The Washington National Cathedral has unveiled a stone carving of Holocaust survivor and Nobel laureate Elie Wiesel to recognize his legacy as a human rights defender “dedicated to combating indifference and intolerance.”
The bust was carved in the DC landmark’s Human Rights Porch alongside Rosa Parks, Mother Teresa, civil rights activist Jonathan Daniels and Eleanor Roosevelt and others “who have taken significant, profound and life-changing actions in the fight for human rights, social justice, civil rights, and the welfare of other human beings,” the cathedral said in a news release.
Wiesel, who died in 2016 at age 87, survived the Auschwitz and Buchenwald concentration camps and wrote dozens of books, including “Night,” which documented the horrors he and his family and others faced during the Holocaust. He was awarded the Nobel Peace Prize in 1986.

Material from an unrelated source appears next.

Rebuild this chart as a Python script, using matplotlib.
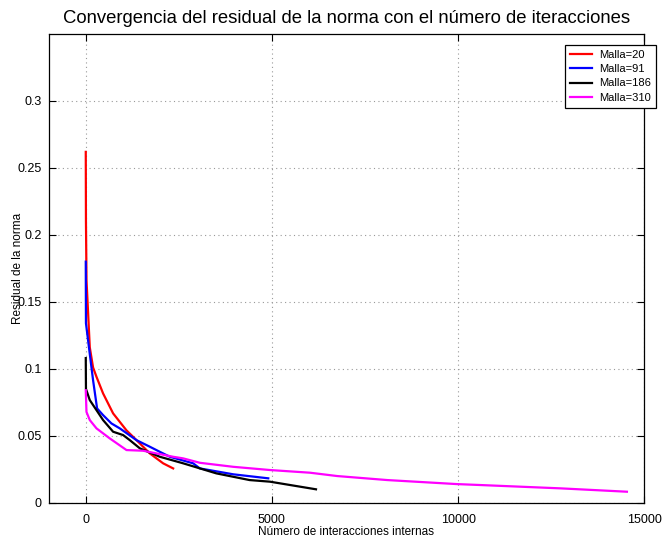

He became a leading figure in the Holocaust remembrance movement and was a human rights advocate — speaking out about ethnic cleansing during the Bosnian war, Cambodian refugees and South African apartheid.
Wiesel played a key role in the establishment of the United States Holocaust Memorial Museum in Washington and his words “For the dead and the living, we must bear witness” were engraved at the entrance to the museum.
“From the depths of cruelty inflicted on him, his family, and so many millions of Jews and others during the Holocaust, Elie Wiesel went on to dedicate his life to the pursuit of human rights, and to heed the lessons of history, said the Very Rev. Randolph Marshall Hollerith, dean of Washington National Cathedral, in the news release.
The Cathedral said that the announcement “comes during a time of rising anti-Semitism in the United States and around the world.”
“The presence of Wiesel’s likeness alongside other prominent human rights defenders from multiple faith traditions underscores the Cathedral’s commitment to standing up against hatred, bigotry and antisemitism,” the statement said.
Cathedral stone carver Sean Callahan created the bust and Wiesel’s family was consulted on its design, the statement said.
Wiesel’s widow, Marion, is the vice president of the Elie Wiesel Foundation for Humanity. She said he worked to preserve the memory of the Holocaust and to help keep other communities from suffering the same fate.
“Not only does his presence in the National Cathedral memorialize his life and honor his commitment to human rights; it also ensures that new generations will learn from his teachings and carry the lessons of his life forward into the future,” she said in the statement.
A dedication ceremony for the bust will be held in the fall, the cathedral said.
The Washington National Cathedral is the cathedral of the Episcopal Diocese of Washington and was conceived by President George Washington and architect Pierre L’Enfant as a “great church for national purposes.” Work didn’t start until 1907 and it took 83 years to complete.